Trotzdem mag die Frage – auch im Hinblick auf die nächste Biennale – erlaubt sein, was denn gefehlt haben könnte. Ganz eindeutig eine umfassende „pädagogische“ Handreichung für die Zuhörer. Sicher kann man sich einfach auf die Musik einlassen und wird darin viele Dinge bis hin zu Gefallen und innerlicher Befriedigung finden. Die verwendeten Materialien und Techniken sind so divers, dass viele Konzertbesucher sie nicht immer sofort verstehen können. Hier ist eine gute Heranführung auch ein Stück Weg zu einem intensiveren Konzerterfolg.

Die kurzen Talks mit den Komponisten während der Konzerte – leider oft in schwer verständlichem Englisch – können das nicht leisten. Die anwesenden Komponisten sind letztlich nur der Garant dafür, dass es sich bei den Werken – wie Reinhard Mey es nennt – um ein „Stück Musik von Hand gemacht“ und „von einem richt’gen Menschen mit dem Kopf erdacht“ handelt.
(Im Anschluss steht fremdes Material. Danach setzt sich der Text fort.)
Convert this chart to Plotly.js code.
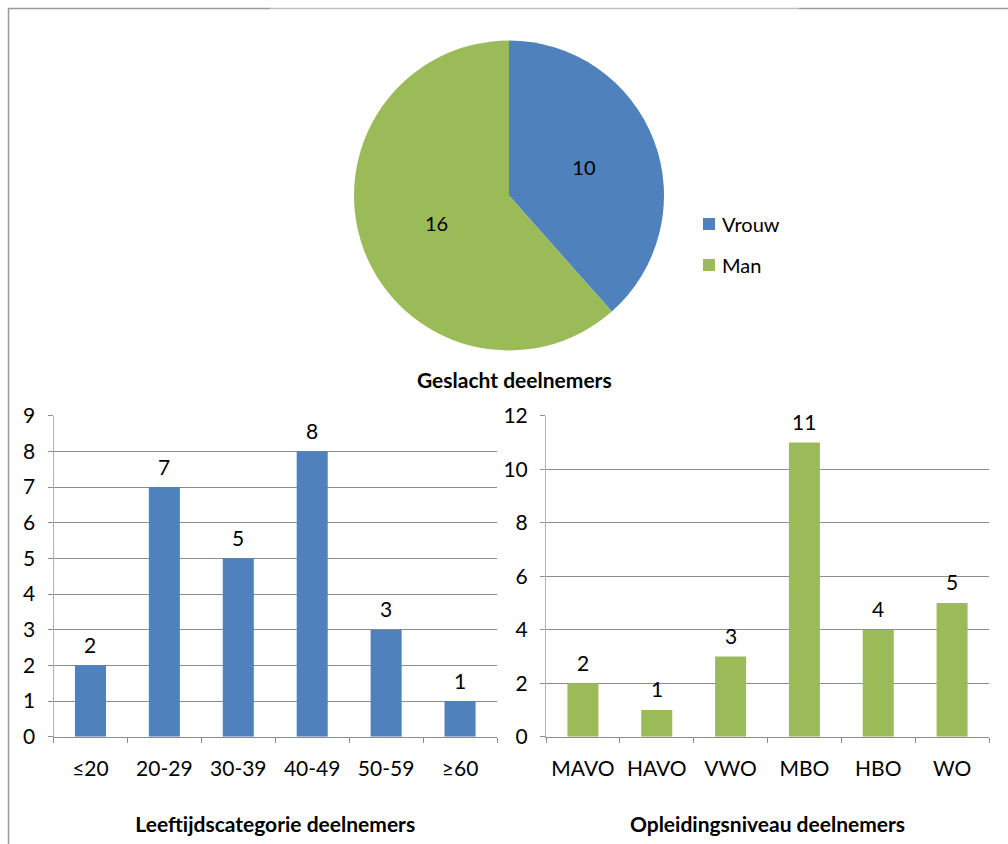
<!DOCTYPE html>
<html>
<head>
<meta charset="utf-8">
<script src="https://cdn.plot.ly/plotly-3.0.1.min.js"></script>
<style>html,body{margin:0;padding:0;background:#fff;}#chart{width:1008px;height:844px;}</style>
</head>
<body>
<div id="chart"></div>
<script>
// ---- data ----
const genderLabels = ['Vrouw', 'Man'];
const genderCounts = [10, 16];
const ageCategories = ['≤20', '20-29', '30-39', '40-49', '50-59', '≥60'];
const ageCounts = [2, 7, 5, 8, 3, 1];
const eduCategories = ['MAVO', 'HAVO', 'VWO', 'MBO', 'HBO', 'WO'];
const eduCounts = [2, 1, 3, 11, 4, 5];
const pieTitle = 'Geslacht deelnemers';
const ageTitle = 'Leeftijdscategorie deelnemers';
const eduTitle = 'Opleidingsniveau deelnemers';

// ---- styling ----
const W = 1008, H = 844;
const X = p => p / W;
const Y = p => 1 - p / H;
const BLUE = '#4F81BD', GREEN = '#9BBB59';
const FONT = 'Lato, "Open Sans", sans-serif';
const FS = 21;

const traces = [
  {
    type: 'pie',
    labels: genderLabels,
    values: genderCounts,
    sort: false,
    direction: 'clockwise',
    rotation: 0,
    marker: {colors: [BLUE, GREEN], line: {width: 0}},
    textinfo: 'value',
    textposition: 'inside',
    insidetextorientation: 'horizontal',
    textfont: {family: FONT, size: 20, color: '#000'},
    domain: {x: [X(354), X(664)], y: [Y(350.5), Y(40.5)]},
    showlegend: false,
    hoverinfo: 'label+value'
  },
  {
    type: 'bar',
    x: ageCategories,
    y: ageCounts,
    marker: {color: BLUE},
    xaxis: 'x', yaxis: 'y',
    showlegend: false
  },
  {
    type: 'bar',
    x: eduCategories,
    y: eduCounts,
    marker: {color: GREEN},
    xaxis: 'x2', yaxis: 'y2',
    showlegend: false
  }
];

function xAxis(domain, anchor, title) {
  return {
    domain: domain, anchor: anchor, type: 'category',
    showline: true, linecolor: '#8c8c8c', linewidth: 1,
    ticks: 'outside', tickson: 'boundaries', ticklen: 5, tickcolor: '#8c8c8c',
    showgrid: false, zeroline: false,
    tickfont: {family: FONT, size: FS, color: '#000'},
    ticklabelstandoff: 13,
    title: {text: '<b>' + title + '</b>', font: {family: FONT, size: FS, color: '#000'}, standoff: 38},
    fixedrange: true
  };
}
function yAxis(domain, anchor, max, dtick) {
  return {
    domain: domain, anchor: anchor, range: [0, max], dtick: dtick,
    showline: true, linecolor: '#b4b4b4', linewidth: 1,
    ticks: 'outside', ticklen: 5, tickcolor: '#8c8c8c',
    showgrid: true, gridcolor: '#8c8c8c', gridwidth: 1, zeroline: false,
    tickfont: {family: FONT, size: FS, color: '#000'},
    ticklabelstandoff: 8,
    fixedrange: true
  };
}

const annotations = [];
ageCategories.forEach((c, i) => annotations.push({
  xref: 'x', yref: 'y', x: c, y: ageCounts[i], yshift: 21, showarrow: false,
  text: String(ageCounts[i]), font: {family: FONT, size: FS, color: '#000'}
}));
eduCategories.forEach((c, i) => annotations.push({
  xref: 'x2', yref: 'y2', x: c, y: eduCounts[i], yshift: 21, showarrow: false,
  text: String(eduCounts[i]), font: {family: FONT, size: FS, color: '#000'}
}));
annotations.push({
  xref: 'paper', yref: 'paper', x: X(514), y: Y(379), showarrow: false,
  xanchor: 'center', yanchor: 'middle',
  text: '<b>' + pieTitle + '</b>', font: {family: FONT, size: FS, color: '#000'}
});
// manual legend for the pie
const shapes = [];
const legendColors = [BLUE, GREEN];
genderLabels.forEach((lab, i) => {
  const cy = 224 + i * 41;
  shapes.push({type: 'rect', xref: 'paper', yref: 'paper',
    x0: X(703), x1: X(715), y0: Y(cy + 6), y1: Y(cy - 6),
    fillcolor: legendColors[i], line: {width: 0}});
  annotations.push({xref: 'paper', yref: 'paper', x: X(720), y: Y(cy), showarrow: false,
    xanchor: 'left', yanchor: 'middle', text: lab,
    font: {family: FONT, size: 20, color: '#000'}});
});
// outer frame
shapes.push({type: 'line', xref: 'paper', yref: 'paper', x0: X(8.5), x1: X(8.5), y0: Y(8), y1: 0, line: {color: '#9a9a9a', width: 1.5}});
shapes.push({type: 'line', xref: 'paper', yref: 'paper', x0: X(8), x1: X(270), y0: Y(8.5), y1: Y(8.5), line: {color: '#9a9a9a', width: 1.5}});
shapes.push({type: 'line', xref: 'paper', yref: 'paper', x0: X(270), x1: X(799), y0: Y(8.5), y1: Y(8.5), line: {color: '#bfbfbf', width: 1.5}});
shapes.push({type: 'line', xref: 'paper', yref: 'paper', x0: X(799), x1: 1, y0: Y(8.5), y1: Y(8.5), line: {color: '#9a9a9a', width: 1.5}});

const layout = {
  width: W, height: H,
  margin: {l: 0, r: 0, t: 0, b: 0},
  paper_bgcolor: '#fff', plot_bgcolor: 'rgba(0,0,0,0)',
  font: {family: FONT, size: FS, color: '#000'},
  showlegend: false,
  bargap: 0.58,
  xaxis: xAxis([X(53.5), X(497)], 'y', ageTitle),
  yaxis: yAxis([Y(736.7), Y(415.7)], 'x', 9, 1),
  xaxis2: xAxis([X(546), X(989)], 'y2', eduTitle),
  yaxis2: yAxis([Y(736.7), Y(415.7)], 'x2', 12, 2),
  annotations: annotations,
  shapes: shapes
};

Plotly.newPlot('chart', traces, layout, {displayModeBar: false, staticPlot: true});
</script>
</body>
</html>
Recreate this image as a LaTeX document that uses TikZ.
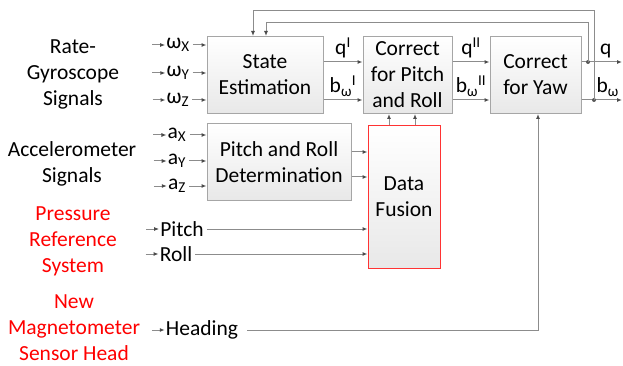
\documentclass[tikz,border=0pt]{standalone}
\usepackage{fontspec}
\setmainfont{Carlito}
\usetikzlibrary{arrows.meta, positioning}

\tikzset{
  block/.style={draw=black!35, line width=1pt, top color=white, bottom color=black!9, align=center, inner sep=2pt},
  fusionblock/.style={block, draw=red!80},
  arr/.style={draw=black!45, line width=1pt, -{Latex[length=5pt,width=4pt,color=black!70]}},
  src/.style={align=center},
  redsrc/.style={src, text=red},
  sig/.style={inner sep=1pt},
  dot/.style={circle, fill=black!65, inner sep=0pt, minimum size=4pt},
}

\begin{document}
\begin{tikzpicture}[x=1pt, y=-1pt, font=\fontsize{21.5}{26}\selectfont]
\useasboundingbox (0,0) rectangle (623,366);

% Blocks
\node[block, minimum width=116pt, minimum height=77pt] (state) at (265,75) {State\\Estimation};
\node[block, minimum width=89pt, minimum height=77pt] (cpr) at (407.5,75) {Correct\\for Pitch\\and Roll};
\node[block, minimum width=91pt, minimum height=77pt] (yaw) at (535.5,75) {Correct\\for Yaw};
\node[block, minimum width=144pt, minimum height=76pt] (prd) at (279,162) {Pitch and Roll\\Determination};
\node[fusionblock, minimum width=72pt, minimum height=142pt] (fusion) at (404,197) {Data\\Fusion};

% Sources
\node[src] (gyro) at (73,74) {Rate-\\Gyroscope\\Signals};
\node[src] (acc) at (72,164) {Accelerometer\\Signals};
\node[redsrc] (press) at (73,241) {Pressure\\Reference\\System};
\node[redsrc] (mag) at (74,328) {New\\Magnetometer\\Sensor Head};

% Signals
\node[sig] (wx) at (178,45) {ω\textsubscript{X}};
\node[sig] (wy) at (178,73) {ω\textsubscript{Y}};
\node[sig] (wz) at (178,100) {ω\textsubscript{Z}};
\node[sig] (ax) at (177,135) {a\textsubscript{X}};
\node[sig] (ay) at (177,161) {a\textsubscript{Y}};
\node[sig] (az) at (177,186) {a\textsubscript{Z}};
\node[sig] (pitch) at (182,229) {Pitch};
\node[sig] (roll) at (176,254) {Roll};
\node[sig] (heading) at (202,330) {Heading};

\foreach \s in {wx,wy,wz}
  \draw[arr] ([xshift=-13pt]\s.west) -- (\s.west);
\foreach \s in {wx,wy,wz}
  \draw[arr] ([xshift=2pt]\s.east) -- (state.west |- \s);
\foreach \s in {ax,ay,az}
  \draw[arr] ([xshift=-13pt]\s.west) -- (\s.west);
\foreach \s in {ax,ay,az}
  \draw[arr] ([xshift=2pt]\s.east) -- (prd.west |- \s);
\foreach \s in {pitch,roll,heading}
  \draw[arr] ([xshift=-13pt]\s.west) -- (\s.west);

% Rows
\coordinate (qrow) at (0,62);
\coordinate (brow) at (0,100);
\coordinate (r1) at (0,152);
\coordinate (r2) at (0,177);
\coordinate (qout) at (622,62);
\coordinate (bout) at (622,100);
\coordinate (qdot) at (588,62);
\coordinate (bdot) at (594,100);

% Main chain
\draw[arr] (state.east |- qrow) -- (cpr.west |- qrow) node[midway, above] {q\textsuperscript{I}};
\draw[arr] (state.east |- brow) -- (cpr.west |- brow) node[midway, above] {b\textsubscript{ω}\textsuperscript{I}};
\draw[arr] (cpr.east |- qrow) -- (yaw.west |- qrow) node[midway, above] {q\textsuperscript{II}};
\draw[arr] (cpr.east |- brow) -- (yaw.west |- brow) node[midway, above] {b\textsubscript{ω}\textsuperscript{II}};
\draw[arr] (yaw.east |- qrow) -- (qout) node[pos=0.6, above] {q};
\draw[arr] (yaw.east |- brow) -- (bout) node[pos=0.65, above] {b\textsubscript{ω}};
\node[dot] at (qdot) {};
\node[dot] at (bdot) {};

% Feedback
\draw[arr] (bdot) -- ++(0,-89) -| ([xshift=-12pt]state.north);
\draw[arr] (qdot) -- ++(0,-39) -| ([xshift=1pt]state.north);

% Fusion
\draw[arr] (prd.east |- r1) -- (fusion.west |- r1);
\draw[arr] (prd.east |- r2) -- (fusion.west |- r2);
\draw[arr] ([xshift=2pt]pitch.east) -- (fusion.west |- pitch);
\draw[arr] ([xshift=2pt]roll.east) -- (fusion.west |- roll);
\draw[arr] ([xshift=-15pt]fusion.north) -- ([xshift=-15pt]fusion.north |- cpr.south);
\draw[arr] ([xshift=11pt]fusion.north) -- ([xshift=11pt]fusion.north |- cpr.south);
\draw[arr] ([xshift=8pt]heading.east) -| ([xshift=2.5pt]yaw.south);
\end{tikzpicture}
\end{document}
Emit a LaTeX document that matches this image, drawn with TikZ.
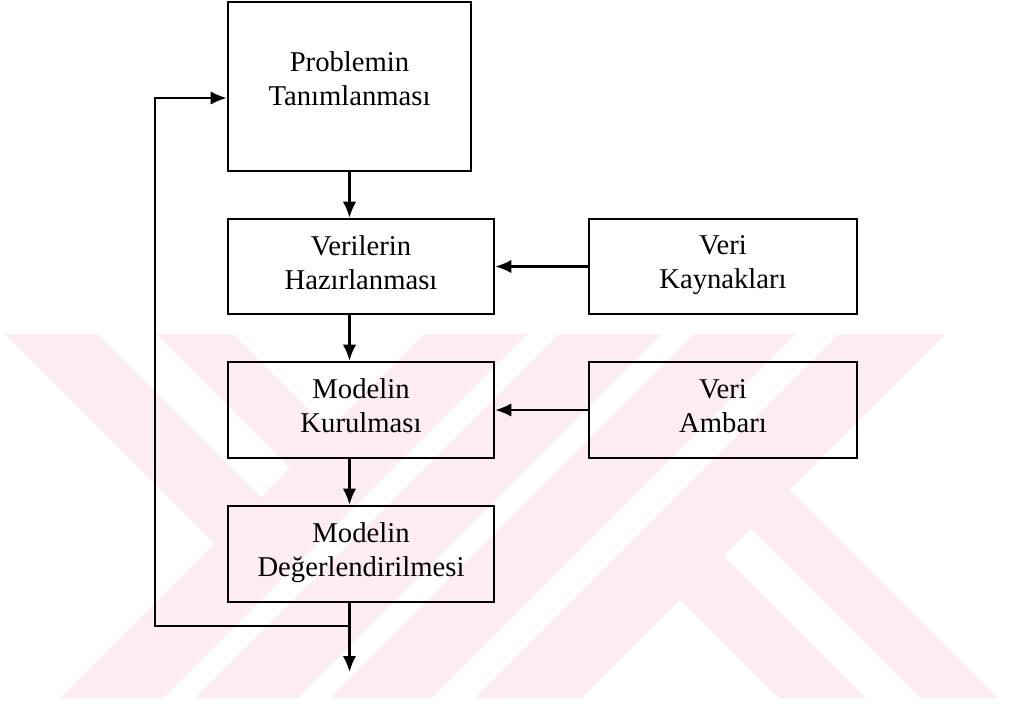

Eine wichtige Erkenntnis im Zeitalter von KI und ChatGPT.

Um nicht falsch verstanden zu werden: Neue Musik ist überhaupt nicht nur eine Welt für Musikologen, aber es ist an der Zeit, dass die Musikologen verstehen, dass sie nur eine Hilfswissenschaft für das Publikum sind. Ihr Platz ist vor dem Publikum und nicht im Elfenbeinturm. Hörhilfen sind gefragt, um Hörerlebnisse aufzubauen, die zu Hörgewohnheiten werden können. Ja, das geht auch in der Neuen Musik.

Die Stückauswahl des Festivals ist reichhaltig und bunt – allerdings begrenzt auf das klassische Sinfonieorchester. Es fehlt hier alles, was in dem Bereich der elektronischen Musik geschieht. Ebenso fehlt der Bereich der Kammermusik. Stauds „Im Lichte II für zwei Klaviere“ und Salonens Streichquartett „Homunculus“ kann man nicht als ausreichend repräsentativ für diese kleineren Besetzungen betrachten.

Last but not least: zeitgenössische Musik hat möglicherweise auch einen direkten Bezug zu den Zeitgenossen. Wolfgang Amadeus Mozart soll gesagt haben: „Die Musik steckt nicht in den Noten, sondern in der Stille dazwischen“ und Arvo Pärt weiß, dass das Wichtigste „in meiner Musik die Pausen“ sind. Wenn also diese „Momentaufnahme der gegenwärtigen Musik“ uns lebende Menschen widerspiegeln sollte, dann wird es Zeit, wach zu werden. Pausen gab es wenige – nicht in den Konzerten und nicht in den Kompositionen. Wenn dieses Ununterbrochene und Maschinenhafte in der Musik und das fast Roboterhafte im Dirigieren von Enno Poppe Ausdruck der Wesen unserer Zeit sind, dann stehen wir fraglos kurz vor einem Kollaps. So könnte die Musik dieser Biennale – wenn wir denn zuhören würden – Erkenntnis und vielleicht danach Einsicht und Heilung bringen.